Perkembangan teknologi membawa tantangan baru bagi para analis intelijen. Volume informasi yang dihasilkan setiap detik menciptakan fenomena yang dikenal sebagai "banjir data" (data deluge). Tanpa sistem penyaringan dan kecerdasan buatan (AI) yang memadai, analis rentan terlewat dari informasi penting di tengah kebisingan. Selain itu, isu keamanan siber dan ancaman dari aktor negara maupun non-negara yang semakin canggih menuntut analis untuk terus memperbarui pemahaman mereka tentang taktik digital terbaru.
Kompetensi lintas disiplin juga menjadi tuntutan utama. Seorang analis yang menangani ancaman siber kini perlu memahami tidak hanya aspek teknis jaringan, tetapi juga motivasi geopolitik di balik serangan tersebut. Integritas dan etika dalam menangani informasi sensitif juga merupakan landasan profesi ini. Seorang analis intelijen adalah penjaga gerbang informasi strategis, sehingga kepercayaan publik dan kepatuhan terhadap regulasi adalah hal yang mutlak.
Untuk berhasil sebagai seorang analis intelijen, kombinasi keterampilan teknis dan lunak sangat diperlukan. Secara teknis, penguasaan statistik, pemodelan data, dan pemahaman tentang arsitektur keamanan informasi sangat membantu.

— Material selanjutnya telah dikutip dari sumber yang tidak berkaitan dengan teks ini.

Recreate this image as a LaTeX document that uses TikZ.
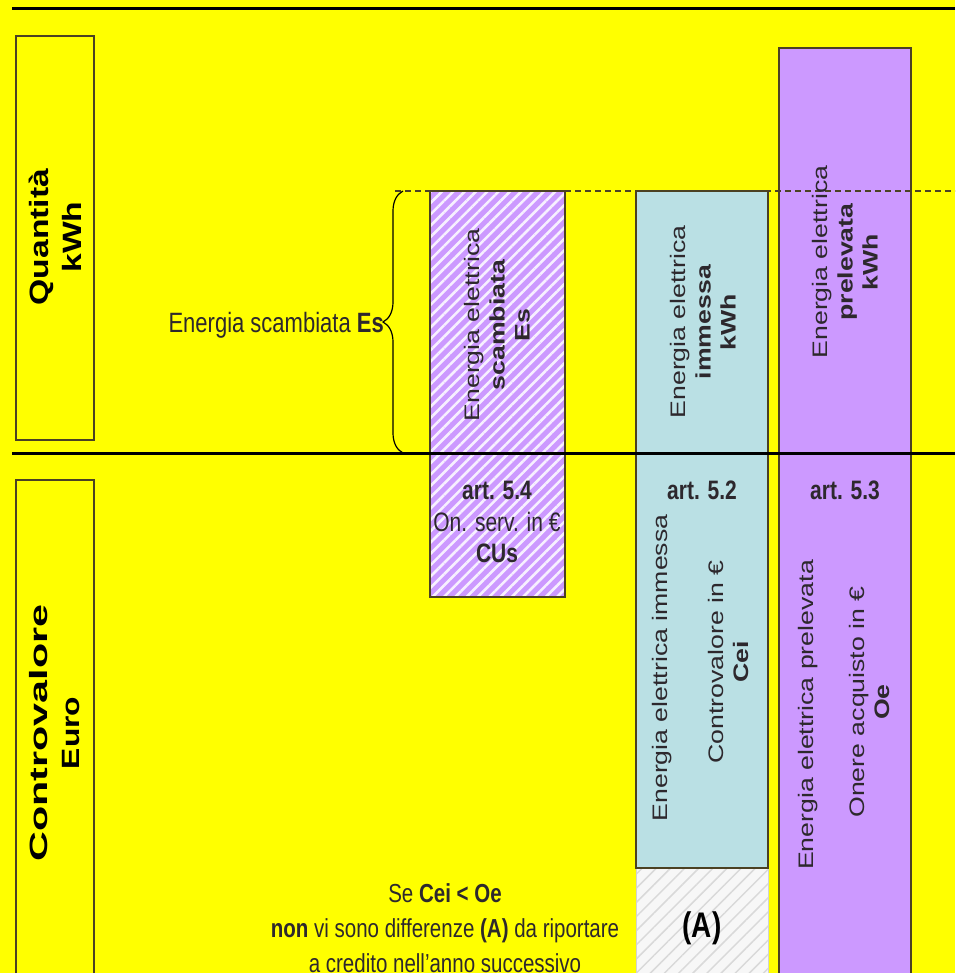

Namun, keterampilan lunak seperti pemikiran kritis, komunikasi tertulis dan lisan yang tajam, serta kemampuan untuk bekerja di bawah tekanan adalah penentu keberhasilan dalam lingkungan yang serba cepat dan berisiko tinggi. Kemampuan untuk tetap tenang dan metodis ketika menghadapi ambiguitas adalah ciri khas analis intelijen yang unggul. Mereka adalah profesional yang mengubah ketidakpastian menjadi potensi tindakan.